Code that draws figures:
_ _ _ _

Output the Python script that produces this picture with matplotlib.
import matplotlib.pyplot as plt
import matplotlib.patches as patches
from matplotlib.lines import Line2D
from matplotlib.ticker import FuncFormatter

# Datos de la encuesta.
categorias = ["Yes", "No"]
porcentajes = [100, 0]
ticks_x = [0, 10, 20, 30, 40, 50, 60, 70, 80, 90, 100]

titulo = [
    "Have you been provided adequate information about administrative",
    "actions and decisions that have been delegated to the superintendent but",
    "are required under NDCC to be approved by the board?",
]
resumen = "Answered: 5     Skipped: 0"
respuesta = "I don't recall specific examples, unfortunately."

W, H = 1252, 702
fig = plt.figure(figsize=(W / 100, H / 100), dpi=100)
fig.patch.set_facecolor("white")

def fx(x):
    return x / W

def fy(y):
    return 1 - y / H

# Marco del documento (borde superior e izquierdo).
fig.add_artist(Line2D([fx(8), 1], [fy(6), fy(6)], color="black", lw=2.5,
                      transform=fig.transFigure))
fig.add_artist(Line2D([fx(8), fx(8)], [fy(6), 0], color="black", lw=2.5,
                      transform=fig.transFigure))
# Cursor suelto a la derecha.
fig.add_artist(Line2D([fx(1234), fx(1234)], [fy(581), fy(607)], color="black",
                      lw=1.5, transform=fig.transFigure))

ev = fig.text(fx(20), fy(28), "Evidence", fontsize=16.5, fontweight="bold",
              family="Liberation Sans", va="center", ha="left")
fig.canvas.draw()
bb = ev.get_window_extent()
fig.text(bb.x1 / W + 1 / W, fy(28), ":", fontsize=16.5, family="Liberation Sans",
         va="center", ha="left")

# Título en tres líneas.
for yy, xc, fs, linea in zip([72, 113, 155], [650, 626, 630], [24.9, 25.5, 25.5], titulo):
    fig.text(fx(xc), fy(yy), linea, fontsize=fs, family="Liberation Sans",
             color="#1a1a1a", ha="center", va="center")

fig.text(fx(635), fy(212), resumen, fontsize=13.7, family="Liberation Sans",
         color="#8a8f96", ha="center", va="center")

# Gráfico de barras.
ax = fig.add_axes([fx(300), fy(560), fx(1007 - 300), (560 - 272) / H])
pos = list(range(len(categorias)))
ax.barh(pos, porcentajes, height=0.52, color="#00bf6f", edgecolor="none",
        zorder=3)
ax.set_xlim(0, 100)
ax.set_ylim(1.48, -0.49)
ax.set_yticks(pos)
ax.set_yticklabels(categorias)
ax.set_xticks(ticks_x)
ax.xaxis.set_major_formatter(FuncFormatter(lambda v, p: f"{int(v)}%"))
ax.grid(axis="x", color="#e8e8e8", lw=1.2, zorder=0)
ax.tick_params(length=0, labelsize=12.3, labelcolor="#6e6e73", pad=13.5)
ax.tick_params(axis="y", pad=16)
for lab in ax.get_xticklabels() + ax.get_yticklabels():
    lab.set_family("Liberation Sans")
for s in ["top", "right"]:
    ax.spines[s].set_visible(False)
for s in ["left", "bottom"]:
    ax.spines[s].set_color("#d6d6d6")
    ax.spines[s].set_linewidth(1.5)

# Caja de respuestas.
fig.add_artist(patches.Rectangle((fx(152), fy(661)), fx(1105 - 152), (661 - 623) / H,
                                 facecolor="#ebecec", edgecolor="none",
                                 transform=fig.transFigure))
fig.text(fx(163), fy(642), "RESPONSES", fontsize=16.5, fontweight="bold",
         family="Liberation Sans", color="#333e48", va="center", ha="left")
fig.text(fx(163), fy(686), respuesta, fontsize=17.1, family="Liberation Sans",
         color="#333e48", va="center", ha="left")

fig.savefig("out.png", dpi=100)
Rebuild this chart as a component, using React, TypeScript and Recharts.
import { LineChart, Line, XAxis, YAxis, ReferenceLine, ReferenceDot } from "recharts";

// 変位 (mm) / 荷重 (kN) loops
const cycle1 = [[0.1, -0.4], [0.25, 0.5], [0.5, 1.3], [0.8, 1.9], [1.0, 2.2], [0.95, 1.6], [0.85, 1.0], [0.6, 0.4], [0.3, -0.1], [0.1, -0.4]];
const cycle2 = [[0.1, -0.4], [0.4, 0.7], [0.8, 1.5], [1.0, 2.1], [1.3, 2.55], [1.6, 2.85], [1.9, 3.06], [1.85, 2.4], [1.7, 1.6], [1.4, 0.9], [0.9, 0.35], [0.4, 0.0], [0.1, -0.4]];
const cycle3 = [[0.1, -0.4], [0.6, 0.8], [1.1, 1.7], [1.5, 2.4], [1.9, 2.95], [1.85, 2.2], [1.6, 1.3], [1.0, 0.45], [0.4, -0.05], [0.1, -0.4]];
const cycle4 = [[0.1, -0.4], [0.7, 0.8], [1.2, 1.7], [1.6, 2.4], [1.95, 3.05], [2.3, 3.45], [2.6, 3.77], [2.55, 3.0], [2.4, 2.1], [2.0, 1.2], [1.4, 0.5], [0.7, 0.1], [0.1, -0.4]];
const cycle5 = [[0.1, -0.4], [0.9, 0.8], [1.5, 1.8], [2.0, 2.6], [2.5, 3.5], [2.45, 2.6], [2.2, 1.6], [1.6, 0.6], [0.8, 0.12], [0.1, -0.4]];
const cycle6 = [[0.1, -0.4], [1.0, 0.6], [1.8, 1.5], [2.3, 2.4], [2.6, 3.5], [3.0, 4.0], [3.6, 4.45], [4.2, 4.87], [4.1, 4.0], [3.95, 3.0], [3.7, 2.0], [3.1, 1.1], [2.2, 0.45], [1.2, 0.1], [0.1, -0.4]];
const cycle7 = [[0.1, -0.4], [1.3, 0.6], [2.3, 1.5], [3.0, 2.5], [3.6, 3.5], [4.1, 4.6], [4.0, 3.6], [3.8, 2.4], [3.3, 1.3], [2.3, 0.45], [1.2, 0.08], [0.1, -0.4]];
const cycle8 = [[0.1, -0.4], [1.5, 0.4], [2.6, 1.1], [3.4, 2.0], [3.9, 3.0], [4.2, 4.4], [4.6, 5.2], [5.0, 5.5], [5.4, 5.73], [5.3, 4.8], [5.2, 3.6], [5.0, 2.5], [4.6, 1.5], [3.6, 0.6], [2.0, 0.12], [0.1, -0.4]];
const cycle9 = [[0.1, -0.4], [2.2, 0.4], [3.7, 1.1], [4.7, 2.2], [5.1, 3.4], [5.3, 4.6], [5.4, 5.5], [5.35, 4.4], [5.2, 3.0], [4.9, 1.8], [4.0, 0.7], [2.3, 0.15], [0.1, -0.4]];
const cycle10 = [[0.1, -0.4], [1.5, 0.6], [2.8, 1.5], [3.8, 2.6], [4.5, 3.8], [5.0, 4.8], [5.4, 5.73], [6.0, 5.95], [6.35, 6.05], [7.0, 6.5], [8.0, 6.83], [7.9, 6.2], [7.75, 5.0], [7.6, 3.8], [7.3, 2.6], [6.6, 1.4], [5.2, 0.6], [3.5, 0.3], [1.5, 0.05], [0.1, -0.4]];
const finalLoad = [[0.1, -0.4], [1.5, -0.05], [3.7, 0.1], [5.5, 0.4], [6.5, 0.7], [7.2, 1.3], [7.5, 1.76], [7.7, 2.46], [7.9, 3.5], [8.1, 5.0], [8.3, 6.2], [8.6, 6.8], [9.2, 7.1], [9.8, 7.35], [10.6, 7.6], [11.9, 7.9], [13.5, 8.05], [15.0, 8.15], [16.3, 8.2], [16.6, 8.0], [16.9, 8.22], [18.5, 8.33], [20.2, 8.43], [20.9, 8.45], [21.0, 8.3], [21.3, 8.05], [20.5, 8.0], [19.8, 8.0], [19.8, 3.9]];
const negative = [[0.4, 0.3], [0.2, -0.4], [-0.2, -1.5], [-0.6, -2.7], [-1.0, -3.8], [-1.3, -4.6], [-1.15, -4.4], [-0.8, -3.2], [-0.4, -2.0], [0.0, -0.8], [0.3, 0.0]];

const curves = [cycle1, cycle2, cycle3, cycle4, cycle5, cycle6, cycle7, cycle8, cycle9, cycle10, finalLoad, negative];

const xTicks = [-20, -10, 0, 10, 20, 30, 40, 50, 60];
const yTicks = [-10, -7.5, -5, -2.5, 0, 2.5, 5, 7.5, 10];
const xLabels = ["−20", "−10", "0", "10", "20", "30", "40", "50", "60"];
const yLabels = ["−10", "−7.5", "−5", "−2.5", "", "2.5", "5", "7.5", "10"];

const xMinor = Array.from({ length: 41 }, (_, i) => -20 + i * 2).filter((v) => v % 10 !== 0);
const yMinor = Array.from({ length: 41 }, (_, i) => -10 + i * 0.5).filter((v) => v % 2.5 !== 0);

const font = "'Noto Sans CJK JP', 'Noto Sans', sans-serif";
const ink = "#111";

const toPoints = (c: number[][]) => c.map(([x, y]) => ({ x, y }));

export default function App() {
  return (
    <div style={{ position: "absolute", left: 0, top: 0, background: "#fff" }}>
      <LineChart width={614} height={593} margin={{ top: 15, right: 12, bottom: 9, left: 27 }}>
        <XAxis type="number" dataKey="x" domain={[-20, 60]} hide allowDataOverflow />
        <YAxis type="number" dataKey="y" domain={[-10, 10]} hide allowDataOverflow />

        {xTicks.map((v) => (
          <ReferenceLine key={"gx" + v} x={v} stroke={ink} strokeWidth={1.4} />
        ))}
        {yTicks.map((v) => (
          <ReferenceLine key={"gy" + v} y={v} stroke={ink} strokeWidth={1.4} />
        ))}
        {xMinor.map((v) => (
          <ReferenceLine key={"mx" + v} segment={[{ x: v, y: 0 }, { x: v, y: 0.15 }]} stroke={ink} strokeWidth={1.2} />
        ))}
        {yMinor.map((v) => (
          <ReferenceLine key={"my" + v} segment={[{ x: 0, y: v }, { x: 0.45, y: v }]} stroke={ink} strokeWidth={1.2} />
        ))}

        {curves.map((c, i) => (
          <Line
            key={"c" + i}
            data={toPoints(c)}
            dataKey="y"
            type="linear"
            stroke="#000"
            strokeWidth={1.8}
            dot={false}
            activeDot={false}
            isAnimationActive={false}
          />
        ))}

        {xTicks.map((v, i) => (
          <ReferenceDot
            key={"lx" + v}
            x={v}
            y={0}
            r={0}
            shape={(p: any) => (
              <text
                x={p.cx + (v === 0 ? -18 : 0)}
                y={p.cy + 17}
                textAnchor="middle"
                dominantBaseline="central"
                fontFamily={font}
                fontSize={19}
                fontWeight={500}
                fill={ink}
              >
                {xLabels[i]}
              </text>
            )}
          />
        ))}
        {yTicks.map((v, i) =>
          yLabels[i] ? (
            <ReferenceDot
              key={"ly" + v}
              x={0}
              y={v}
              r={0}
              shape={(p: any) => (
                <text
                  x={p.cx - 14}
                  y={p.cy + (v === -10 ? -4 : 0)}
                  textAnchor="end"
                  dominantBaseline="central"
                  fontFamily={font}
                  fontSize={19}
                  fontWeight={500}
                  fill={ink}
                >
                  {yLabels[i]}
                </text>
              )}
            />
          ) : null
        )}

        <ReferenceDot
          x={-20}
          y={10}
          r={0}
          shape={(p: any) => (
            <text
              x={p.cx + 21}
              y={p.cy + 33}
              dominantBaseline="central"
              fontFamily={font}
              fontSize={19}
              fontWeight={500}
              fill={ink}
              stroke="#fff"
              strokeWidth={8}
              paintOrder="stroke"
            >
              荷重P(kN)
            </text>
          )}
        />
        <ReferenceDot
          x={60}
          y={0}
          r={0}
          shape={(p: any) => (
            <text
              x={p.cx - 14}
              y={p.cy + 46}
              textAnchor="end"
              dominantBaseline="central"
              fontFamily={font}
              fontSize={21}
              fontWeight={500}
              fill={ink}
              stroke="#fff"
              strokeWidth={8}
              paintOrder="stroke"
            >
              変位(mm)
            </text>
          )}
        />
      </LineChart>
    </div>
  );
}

_ _ _ _

The task: Copy each line above containing the string "this".

Written response:
Output the Python script that produces this picture with matplotlib.
Rebuild this chart as a component, using React, TypeScript and Recharts.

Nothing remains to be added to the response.